Senator Marco Rubio is an ardent believer in a large military, and has made this known in all of the Republican debates. He has even put forth a detailed plan for his vision of the U.S. military which includes: increasing the Navy from 282 to 323 ships by 2024, accelerating the procurement of the F-35A aircraft, modernizing the Long Range Strike Bomber for conventional and nuclear capabilities, and modernizing the nuclear arsenal. Rubio would be a big spender at the Pentagon having a budget just shy of $1 trillion by 2022. However, he has also said that the federal debt is one of the greatest national security threats, so Rubio is going to need to explain how he is going to manage these conflicting interests.
When it comes to Pentagon spending Ted Cruz is hard to pin down. Cruz tries to play two sides of the Republican Party, the hawks and the libertarian/Rand Paul side of the party. In the debate, Marco Rubio criticized Cruz for voting for the Rand Paul amendment that Rubio accused Cruz of “cutting” the Defense Department. However, the amendment didn’t really cut defense but instead put a cap on defense spending to $634 billion in 2023 instead of the $731 billion that the CBO estimated for projections. So, the amendment actually increased year-to-year spending at the Defense Department, but was just less than other Republicans were willing to cut.
In South Carolina before the primary, Cruz unveiled a detailed plan on how he would expand and upgrade the Defense Department. In a town hall, Cruz called to increase the Air Force from 4,000 planes to 6,000, cancel President Obama’s plan to shrink the Army to 450,000 soldiers by 2018, and have a minimum force of 525,000. Also, his plan increases the Navy from 273 ships to 350, with 12 new ballistic-missile submarines, and expanding missile-defense and cyberwar systems.
What is unclear is how Senator Cruz is going to pay for this expensive buildup of forces. He has said that he will follow in the steps of Ronald Reagan by introducing tax reform and regulatory reform. According to Cruz, this reform will generate extensive economic growth allowing for the investments to rebuild the military.
However, Cruz forgets that President Reagan tripled the national deficit during his Presidency; economic growth could not pay for the military buildup. Cruz has also argued for fiscal prudence and wants to make sure that any defense increases are offset with budget cuts that don’t require tax increases. Cruz has called for eliminating five federal agencies: the Department of Energy, the Department of Commerce, the IRS, the Department of Education, and the Department of Housing and Urban Development. He may not know that the Department of Energy manages much of the United States’ nuclear arsenal.

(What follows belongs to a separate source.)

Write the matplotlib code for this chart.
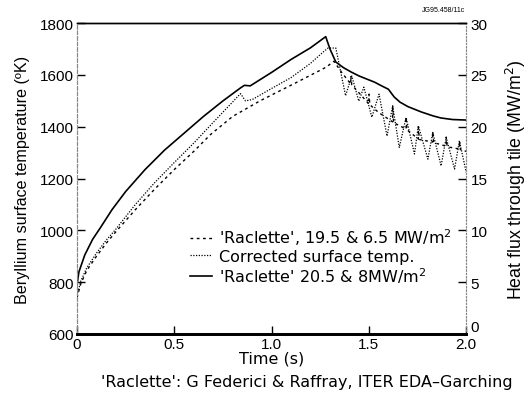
import matplotlib
matplotlib.use("Agg")
import matplotlib.pyplot as plt

plt.rcParams['font.family'] = ['Liberation Sans', 'DejaVu Sans']

# 'Raclette' 20.5 & 8 MW/m2 (solid)
solid_t = [0.0, 0.01, 0.04, 0.08, 0.12, 0.18, 0.25, 0.35, 0.45, 0.55, 0.65, 0.75, 0.84, 0.86, 0.89,
           1.0, 1.1, 1.2, 1.278, 1.30, 1.33, 1.37, 1.41, 1.45, 1.49, 1.53, 1.56, 1.60, 1.63, 1.66,
           1.70, 1.77, 1.83, 1.87, 1.93, 2.0]
solid_T = [790, 840, 905, 965, 1010, 1080, 1150, 1235, 1310, 1375, 1440, 1500, 1550, 1560, 1558,
           1610, 1660, 1705, 1748, 1700, 1650, 1628, 1611, 1596, 1584, 1572, 1560, 1545, 1515, 1495,
           1478, 1457, 1442, 1434, 1428, 1426]

# Corrected surface temperature (dotted)
corr_t = [0.0, 0.02, 0.05, 0.1, 0.15, 0.2, 0.3, 0.4, 0.5, 0.6, 0.7, 0.8, 0.84, 0.866, 0.9,
          1.0, 1.1, 1.2, 1.27, 1.29, 1.33, 1.38, 1.412, 1.448, 1.474, 1.515, 1.552, 1.593,
          1.622, 1.656, 1.691, 1.734, 1.754, 1.803, 1.828, 1.871, 1.897, 1.940, 1.965, 2.0]
corr_T = [750, 805, 855, 912, 962, 1005, 1100, 1185, 1262, 1337, 1417, 1496, 1528, 1500, 1505,
          1548, 1590, 1645, 1692, 1704, 1704, 1520, 1596, 1499, 1553, 1437, 1526, 1364,
          1481, 1320, 1436, 1295, 1404, 1275, 1378, 1249, 1359, 1237, 1346, 1224]

# 'Raclette', 19.5 & 6.5 MW/m2 (dashed)
rac_t = [0.0, 0.02, 0.05, 0.1, 0.15, 0.2, 0.3, 0.4, 0.5, 0.6, 0.686, 0.8, 0.94, 1.13, 1.28,
         1.32, 1.36, 1.407, 1.407, 1.412, 1.45, 1.50, 1.50, 1.505, 1.55, 1.622, 1.622, 1.627,
         1.691, 1.691, 1.696, 1.754, 1.754, 1.759, 1.828, 1.828, 1.833, 1.897, 1.897, 1.902,
         1.965, 1.965, 1.970, 2.0]
rac_T = [740, 795, 845, 900, 950, 995, 1080, 1160, 1235, 1305, 1370, 1440, 1500, 1572, 1630,
         1653, 1610, 1565, 1596, 1562, 1530, 1488, 1526, 1485, 1455, 1419, 1481, 1416,
         1391, 1437, 1388, 1353, 1399, 1351, 1341, 1380, 1339, 1325, 1360, 1323,
         1314, 1345, 1312, 1305]

wide = ['DejaVu Sans']

fig = plt.figure(figsize=(5.31, 4.10), dpi=100)
ax = fig.add_axes([0.145, 0.183, 0.733, 0.758])

ax.plot(rac_t, rac_T, color='black', lw=1.0, linestyle=(0, (2, 2.5)),
        label="'Raclette', 19.5 & 6.5 MW/m$^2$")
ax.plot(corr_t, corr_T, color='black', lw=0.9, linestyle=(0, (1, 1.2)),
        label='Corrected surface temp.')
ax.plot(solid_t, solid_T, color='black', lw=1.2,
        label="'Raclette' 20.5 & 8MW/m$^2$")

ax.set_xlim(0, 2.0)
ax.set_ylim(600, 1800)
ax.set_xticks([0, 0.5, 1.0, 1.5, 2.0])
ax.set_xticklabels(['0', '0.5', '1.0', '1.5', '2.0'])
ax.set_yticks([600, 800, 1000, 1200, 1400, 1600, 1800])
ax.tick_params(direction='in', length=6, width=1, labelsize=11, pad=2)
ax.set_xlabel('Time (s)', fontsize=11.5, labelpad=0, family=wide)
ax.set_ylabel('Beryllium surface temperature (ºK)', fontsize=11.6, labelpad=7)

ax2 = ax.twinx()
ax2.set_ylim(0, 30)
ax2.set_yticks([0, 5, 10, 15, 20, 25, 30])
ax2.tick_params(direction='in', length=6, width=1, labelsize=11, pad=3)
ax2.set_ylabel('Heat flux through tile (MW/m$^2$)', fontsize=12.8, labelpad=12)
ax2.yaxis.get_major_ticks()[0].label2.set_va('bottom')

for a in (ax, ax2):
    a.spines['bottom'].set_linewidth(2.0)
    a.spines['top'].set_linewidth(1.0)
    a.spines['left'].set_color('#888888')
    a.spines['left'].set_linestyle((0, (3, 2)))
    a.spines['right'].set_color('#888888')
    a.spines['right'].set_linestyle((0, (1, 2)))

leg = ax.legend(loc='upper left', bbox_to_anchor=(0.29, 0.345), frameon=False,
                prop={'family': wide, 'size': 11.5}, handlelength=1.4, handletextpad=0.4,
                labelspacing=0.08, borderpad=0, borderaxespad=0)

fig.text(0.876, 0.965, 'JG95.458/11c', fontsize=5, ha='right', va='bottom')
fig.text(0.577, 0.068, "'Raclette': G Federici & Raffray, ITER EDA–Garching",
         fontsize=11.5, ha='center', va='center', family=wide)

fig.savefig('out.png', dpi=100)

Governor John Kasich is the only politician on the stage that actually has experience with the Pentagon budget and has cut defense spending, serving on the House Armed Services Committee for 18 years.
Gov. Kasich during his time in Congress, as chairman of the House Budget Committee, refused to buy more B-2 bombers for Northrop Grumman, and was known as someone that would cut wasteful spending from the Pentagon, he as known as the “thrifty national security hawk”.
However, regardless of his willingness to cut the Defense Department during his time in Congress, he has currently called for renewed defense spending, such as:
- Nuclear modernization
- Increasing Navy ship size to deter China, adding 5 carriers for the Navy
- More combat ships for the Navy
- Boost military spending by $102 billion, or 17%, between 2017 and 2025.
Jeb Bush, in the September GOP debate, stated his desire to boost military spending but did not give specific numbers. That changed in a speech on November 18, 2015, when he proposed a detailed plan for military buildup that included 40,000 more Army personnel, 6,000 more Marines, and increases in the overall number of submarines and aircraft. This plan comes in the wake of the Paris terror attacks and is purported to give the U.S. the capability to defeat ISIL. He has previously said that the Obama administration led America into a state of “military inferiority” in which the U.S. is at risk of not being able to “carry out our global responsibilities.”
Most GOP candidates’ plans for defense are largely divorced from reality. More spending on defense does not mean more security. As former Secretary of Defense Robert Gates once stated: “If the Department of Defense cannot figure out a way to defend the United States on a budget of more than half a trillion dollars a year, then our problems are much bigger than anything that can be cured by a few more ships and planes.”
Former Chairman of the Joint Chiefs of Staff Mike Mullen also weighed in on the issue a few years ago by saying that “the greatest threat to our national security is our national debt.” What we need from the GOP candidates now is more realistic strategies that involve smart and thoughtful spending.